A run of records
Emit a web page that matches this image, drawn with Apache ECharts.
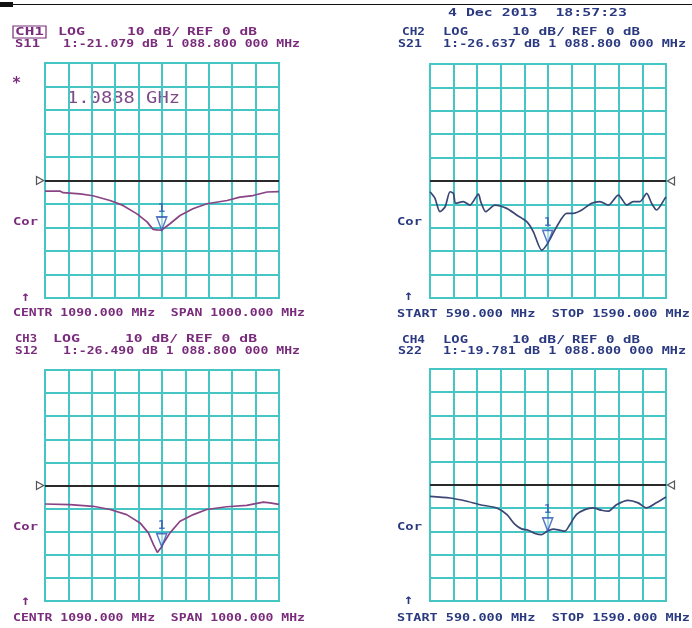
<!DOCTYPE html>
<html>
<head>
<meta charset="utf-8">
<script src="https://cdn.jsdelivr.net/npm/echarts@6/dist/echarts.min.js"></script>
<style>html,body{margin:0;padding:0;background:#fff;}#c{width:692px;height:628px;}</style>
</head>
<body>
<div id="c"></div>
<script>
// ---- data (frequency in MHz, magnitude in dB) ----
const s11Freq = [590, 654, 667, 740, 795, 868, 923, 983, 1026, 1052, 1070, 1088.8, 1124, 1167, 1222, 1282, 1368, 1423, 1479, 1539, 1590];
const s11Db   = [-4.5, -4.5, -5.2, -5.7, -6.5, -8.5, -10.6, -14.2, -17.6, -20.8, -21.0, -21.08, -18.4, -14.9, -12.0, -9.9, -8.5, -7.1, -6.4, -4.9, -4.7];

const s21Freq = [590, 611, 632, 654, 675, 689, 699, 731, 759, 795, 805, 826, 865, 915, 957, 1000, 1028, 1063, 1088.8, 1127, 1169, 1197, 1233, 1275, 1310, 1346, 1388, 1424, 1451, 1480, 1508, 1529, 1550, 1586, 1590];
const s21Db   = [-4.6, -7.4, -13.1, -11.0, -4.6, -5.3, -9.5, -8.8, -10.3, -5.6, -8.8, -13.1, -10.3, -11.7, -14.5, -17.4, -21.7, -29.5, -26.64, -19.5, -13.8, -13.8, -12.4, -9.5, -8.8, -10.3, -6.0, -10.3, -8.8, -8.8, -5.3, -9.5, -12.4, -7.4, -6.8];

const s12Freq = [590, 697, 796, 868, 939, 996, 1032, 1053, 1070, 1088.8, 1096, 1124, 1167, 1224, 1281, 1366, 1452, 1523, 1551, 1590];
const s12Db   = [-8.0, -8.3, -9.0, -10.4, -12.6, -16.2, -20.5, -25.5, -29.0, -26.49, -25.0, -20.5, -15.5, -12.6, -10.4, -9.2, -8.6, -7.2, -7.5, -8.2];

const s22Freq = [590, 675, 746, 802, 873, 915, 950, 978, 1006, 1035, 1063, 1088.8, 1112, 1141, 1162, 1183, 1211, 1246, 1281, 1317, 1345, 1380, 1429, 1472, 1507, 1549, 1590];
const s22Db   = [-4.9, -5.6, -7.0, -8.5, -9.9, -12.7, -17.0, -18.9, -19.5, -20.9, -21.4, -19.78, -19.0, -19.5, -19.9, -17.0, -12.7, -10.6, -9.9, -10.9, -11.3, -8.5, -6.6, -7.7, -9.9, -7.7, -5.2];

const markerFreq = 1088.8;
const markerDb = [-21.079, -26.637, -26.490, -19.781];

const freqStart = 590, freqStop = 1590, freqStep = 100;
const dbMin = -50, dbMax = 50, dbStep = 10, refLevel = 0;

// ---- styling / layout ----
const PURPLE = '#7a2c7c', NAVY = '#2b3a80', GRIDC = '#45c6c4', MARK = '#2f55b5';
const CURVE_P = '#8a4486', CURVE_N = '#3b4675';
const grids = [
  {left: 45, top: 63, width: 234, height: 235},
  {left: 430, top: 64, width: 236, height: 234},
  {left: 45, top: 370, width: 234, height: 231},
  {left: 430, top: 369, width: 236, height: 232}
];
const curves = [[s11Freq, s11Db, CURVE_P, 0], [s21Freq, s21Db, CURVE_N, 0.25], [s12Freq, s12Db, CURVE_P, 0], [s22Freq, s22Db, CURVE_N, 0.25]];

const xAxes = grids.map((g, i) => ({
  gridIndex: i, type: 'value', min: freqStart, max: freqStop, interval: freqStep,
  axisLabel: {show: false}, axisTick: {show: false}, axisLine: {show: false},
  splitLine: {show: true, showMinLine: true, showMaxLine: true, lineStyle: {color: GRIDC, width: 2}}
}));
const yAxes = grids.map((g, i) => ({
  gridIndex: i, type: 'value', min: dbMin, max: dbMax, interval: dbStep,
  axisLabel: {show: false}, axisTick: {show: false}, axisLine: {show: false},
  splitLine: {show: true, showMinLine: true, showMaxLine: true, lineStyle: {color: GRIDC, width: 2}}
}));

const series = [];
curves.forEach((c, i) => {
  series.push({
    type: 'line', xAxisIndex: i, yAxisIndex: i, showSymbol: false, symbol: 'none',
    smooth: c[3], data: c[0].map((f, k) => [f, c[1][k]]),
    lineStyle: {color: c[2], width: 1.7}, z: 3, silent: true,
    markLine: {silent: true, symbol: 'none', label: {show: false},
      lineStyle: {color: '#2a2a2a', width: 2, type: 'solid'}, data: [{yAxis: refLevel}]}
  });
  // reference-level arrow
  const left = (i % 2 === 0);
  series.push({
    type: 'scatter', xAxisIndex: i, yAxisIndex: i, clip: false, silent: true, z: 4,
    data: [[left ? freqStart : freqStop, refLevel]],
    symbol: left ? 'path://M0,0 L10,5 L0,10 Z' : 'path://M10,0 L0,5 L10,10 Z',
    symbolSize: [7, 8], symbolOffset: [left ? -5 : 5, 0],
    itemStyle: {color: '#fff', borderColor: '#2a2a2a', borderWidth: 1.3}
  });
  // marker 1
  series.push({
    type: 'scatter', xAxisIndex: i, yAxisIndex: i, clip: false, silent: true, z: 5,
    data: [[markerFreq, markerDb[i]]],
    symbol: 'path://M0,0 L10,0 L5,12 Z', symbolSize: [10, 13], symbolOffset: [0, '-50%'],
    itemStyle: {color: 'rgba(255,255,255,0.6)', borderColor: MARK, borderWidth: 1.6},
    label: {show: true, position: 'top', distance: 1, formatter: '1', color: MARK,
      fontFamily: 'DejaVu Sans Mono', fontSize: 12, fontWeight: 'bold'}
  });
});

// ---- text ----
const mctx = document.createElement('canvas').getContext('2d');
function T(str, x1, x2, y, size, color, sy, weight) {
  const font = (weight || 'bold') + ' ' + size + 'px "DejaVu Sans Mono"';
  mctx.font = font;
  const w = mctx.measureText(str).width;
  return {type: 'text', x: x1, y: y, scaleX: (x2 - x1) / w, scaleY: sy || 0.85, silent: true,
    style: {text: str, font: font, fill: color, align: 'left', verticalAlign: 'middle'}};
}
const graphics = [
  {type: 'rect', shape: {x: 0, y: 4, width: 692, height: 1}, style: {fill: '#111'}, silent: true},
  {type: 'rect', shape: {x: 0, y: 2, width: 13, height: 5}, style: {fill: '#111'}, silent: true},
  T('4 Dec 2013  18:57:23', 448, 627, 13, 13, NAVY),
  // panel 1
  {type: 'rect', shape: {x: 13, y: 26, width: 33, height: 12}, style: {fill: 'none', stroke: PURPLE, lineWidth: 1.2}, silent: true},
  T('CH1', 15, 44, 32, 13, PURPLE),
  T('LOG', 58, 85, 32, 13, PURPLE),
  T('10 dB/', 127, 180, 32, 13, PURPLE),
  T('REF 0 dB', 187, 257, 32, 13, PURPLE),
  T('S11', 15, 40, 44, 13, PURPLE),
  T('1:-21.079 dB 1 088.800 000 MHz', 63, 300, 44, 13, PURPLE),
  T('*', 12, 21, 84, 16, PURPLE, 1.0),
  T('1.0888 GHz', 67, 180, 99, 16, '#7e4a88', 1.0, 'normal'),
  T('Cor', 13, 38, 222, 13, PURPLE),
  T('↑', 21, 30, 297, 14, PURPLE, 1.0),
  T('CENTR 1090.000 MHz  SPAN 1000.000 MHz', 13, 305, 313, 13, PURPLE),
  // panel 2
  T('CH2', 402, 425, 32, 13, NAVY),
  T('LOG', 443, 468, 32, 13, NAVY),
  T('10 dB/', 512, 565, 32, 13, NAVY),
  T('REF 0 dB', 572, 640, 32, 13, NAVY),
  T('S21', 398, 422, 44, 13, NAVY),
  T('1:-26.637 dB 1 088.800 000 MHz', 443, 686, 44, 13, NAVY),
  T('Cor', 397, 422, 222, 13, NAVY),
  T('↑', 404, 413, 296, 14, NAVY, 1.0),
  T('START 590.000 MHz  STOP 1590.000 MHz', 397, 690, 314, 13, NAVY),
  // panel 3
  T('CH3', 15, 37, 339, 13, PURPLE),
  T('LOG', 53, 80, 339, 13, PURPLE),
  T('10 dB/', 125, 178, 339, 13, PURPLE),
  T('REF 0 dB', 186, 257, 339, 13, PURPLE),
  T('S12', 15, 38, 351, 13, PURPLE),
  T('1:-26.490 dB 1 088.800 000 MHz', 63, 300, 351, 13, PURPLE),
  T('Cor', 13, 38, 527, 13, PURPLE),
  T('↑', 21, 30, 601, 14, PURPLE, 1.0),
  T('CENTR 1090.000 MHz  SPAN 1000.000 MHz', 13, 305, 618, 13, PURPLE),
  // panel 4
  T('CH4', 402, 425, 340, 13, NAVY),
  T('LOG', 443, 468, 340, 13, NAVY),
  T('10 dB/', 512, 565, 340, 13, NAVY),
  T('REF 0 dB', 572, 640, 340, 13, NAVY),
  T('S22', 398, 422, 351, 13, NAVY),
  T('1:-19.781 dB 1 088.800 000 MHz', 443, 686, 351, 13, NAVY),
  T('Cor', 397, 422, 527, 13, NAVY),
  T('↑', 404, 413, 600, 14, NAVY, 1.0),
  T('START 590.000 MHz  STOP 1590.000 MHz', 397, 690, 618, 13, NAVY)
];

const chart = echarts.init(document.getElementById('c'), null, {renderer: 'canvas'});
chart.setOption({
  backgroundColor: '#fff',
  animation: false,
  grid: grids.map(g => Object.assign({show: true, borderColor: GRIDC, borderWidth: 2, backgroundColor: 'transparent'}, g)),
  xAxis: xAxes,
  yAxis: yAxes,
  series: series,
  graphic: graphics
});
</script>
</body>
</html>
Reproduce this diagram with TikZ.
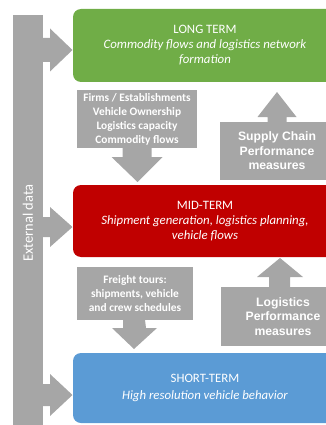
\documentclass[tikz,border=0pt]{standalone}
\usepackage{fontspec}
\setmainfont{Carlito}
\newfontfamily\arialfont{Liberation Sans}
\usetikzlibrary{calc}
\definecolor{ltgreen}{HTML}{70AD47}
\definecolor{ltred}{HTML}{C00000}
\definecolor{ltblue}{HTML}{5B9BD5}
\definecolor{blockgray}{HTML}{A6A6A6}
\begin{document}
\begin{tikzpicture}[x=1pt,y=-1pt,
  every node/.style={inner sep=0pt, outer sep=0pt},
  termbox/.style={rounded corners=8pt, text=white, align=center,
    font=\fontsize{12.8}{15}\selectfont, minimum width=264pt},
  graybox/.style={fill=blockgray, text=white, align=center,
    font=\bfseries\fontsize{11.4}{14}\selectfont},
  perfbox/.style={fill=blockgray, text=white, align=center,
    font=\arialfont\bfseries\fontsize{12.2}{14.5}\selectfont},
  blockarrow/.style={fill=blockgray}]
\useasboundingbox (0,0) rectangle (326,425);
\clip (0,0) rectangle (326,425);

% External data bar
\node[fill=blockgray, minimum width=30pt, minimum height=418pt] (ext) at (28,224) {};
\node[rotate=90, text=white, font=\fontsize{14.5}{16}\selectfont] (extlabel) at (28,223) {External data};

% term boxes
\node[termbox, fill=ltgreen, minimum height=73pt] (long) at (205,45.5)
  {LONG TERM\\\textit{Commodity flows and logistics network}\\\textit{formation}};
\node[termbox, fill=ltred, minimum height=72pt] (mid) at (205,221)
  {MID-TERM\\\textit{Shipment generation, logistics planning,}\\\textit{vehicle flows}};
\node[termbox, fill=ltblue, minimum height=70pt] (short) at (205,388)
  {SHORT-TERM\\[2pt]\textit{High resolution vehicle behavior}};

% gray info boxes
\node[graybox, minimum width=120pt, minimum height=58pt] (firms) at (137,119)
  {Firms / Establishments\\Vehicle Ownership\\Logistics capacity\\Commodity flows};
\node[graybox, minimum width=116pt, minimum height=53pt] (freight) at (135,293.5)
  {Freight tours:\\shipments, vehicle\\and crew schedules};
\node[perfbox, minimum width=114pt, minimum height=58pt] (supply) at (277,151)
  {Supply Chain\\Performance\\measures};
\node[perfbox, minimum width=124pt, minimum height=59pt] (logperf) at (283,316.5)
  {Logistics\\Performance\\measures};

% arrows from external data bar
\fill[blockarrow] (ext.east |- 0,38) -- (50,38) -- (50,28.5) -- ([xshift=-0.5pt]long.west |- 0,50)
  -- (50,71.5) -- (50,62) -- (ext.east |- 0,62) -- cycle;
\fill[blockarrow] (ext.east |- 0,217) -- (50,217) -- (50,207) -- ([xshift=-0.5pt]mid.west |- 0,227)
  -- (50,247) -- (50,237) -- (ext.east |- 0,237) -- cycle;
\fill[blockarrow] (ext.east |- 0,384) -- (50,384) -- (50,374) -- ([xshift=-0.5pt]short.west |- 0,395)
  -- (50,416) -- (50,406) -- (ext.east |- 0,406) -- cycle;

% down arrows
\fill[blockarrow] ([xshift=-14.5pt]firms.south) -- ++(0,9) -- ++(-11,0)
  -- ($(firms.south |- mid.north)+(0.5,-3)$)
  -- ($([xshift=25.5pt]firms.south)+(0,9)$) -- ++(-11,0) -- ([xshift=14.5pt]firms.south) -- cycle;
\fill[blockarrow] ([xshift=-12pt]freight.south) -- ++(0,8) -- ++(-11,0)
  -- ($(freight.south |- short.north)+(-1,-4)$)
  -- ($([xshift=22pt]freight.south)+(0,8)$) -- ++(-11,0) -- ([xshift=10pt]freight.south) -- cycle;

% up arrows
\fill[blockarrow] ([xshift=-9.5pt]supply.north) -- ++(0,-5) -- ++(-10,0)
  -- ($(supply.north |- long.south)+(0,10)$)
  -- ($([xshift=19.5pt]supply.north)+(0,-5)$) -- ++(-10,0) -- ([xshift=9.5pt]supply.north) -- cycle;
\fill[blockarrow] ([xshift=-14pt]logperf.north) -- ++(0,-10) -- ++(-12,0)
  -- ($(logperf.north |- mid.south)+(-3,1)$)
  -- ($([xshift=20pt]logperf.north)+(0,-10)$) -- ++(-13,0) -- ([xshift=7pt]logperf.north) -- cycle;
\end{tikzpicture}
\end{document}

What you have to do
Reproduce the records above from their first line to the line bearing "-6.4, -4.9, -4.7];", both ends included, leaving every picture out.

Solution
Emit a web page that matches this image, drawn with Apache ECharts.
<!DOCTYPE html>
<html>
<head>
<meta charset="utf-8">
<script src="https://cdn.jsdelivr.net/npm/echarts@6/dist/echarts.min.js"></script>
<style>html,body{margin:0;padding:0;background:#fff;}#c{width:692px;height:628px;}</style>
</head>
<body>
<div id="c"></div>
<script>
// ---- data (frequency in MHz, magnitude in dB) ----
const s11Freq = [590, 654, 667, 740, 795, 868, 923, 983, 1026, 1052, 1070, 1088.8, 1124, 1167, 1222, 1282, 1368, 1423, 1479, 1539, 1590];
const s11Db   = [-4.5, -4.5, -5.2, -5.7, -6.5, -8.5, -10.6, -14.2, -17.6, -20.8, -21.0, -21.08, -18.4, -14.9, -12.0, -9.9, -8.5, -7.1, -6.4, -4.9, -4.7];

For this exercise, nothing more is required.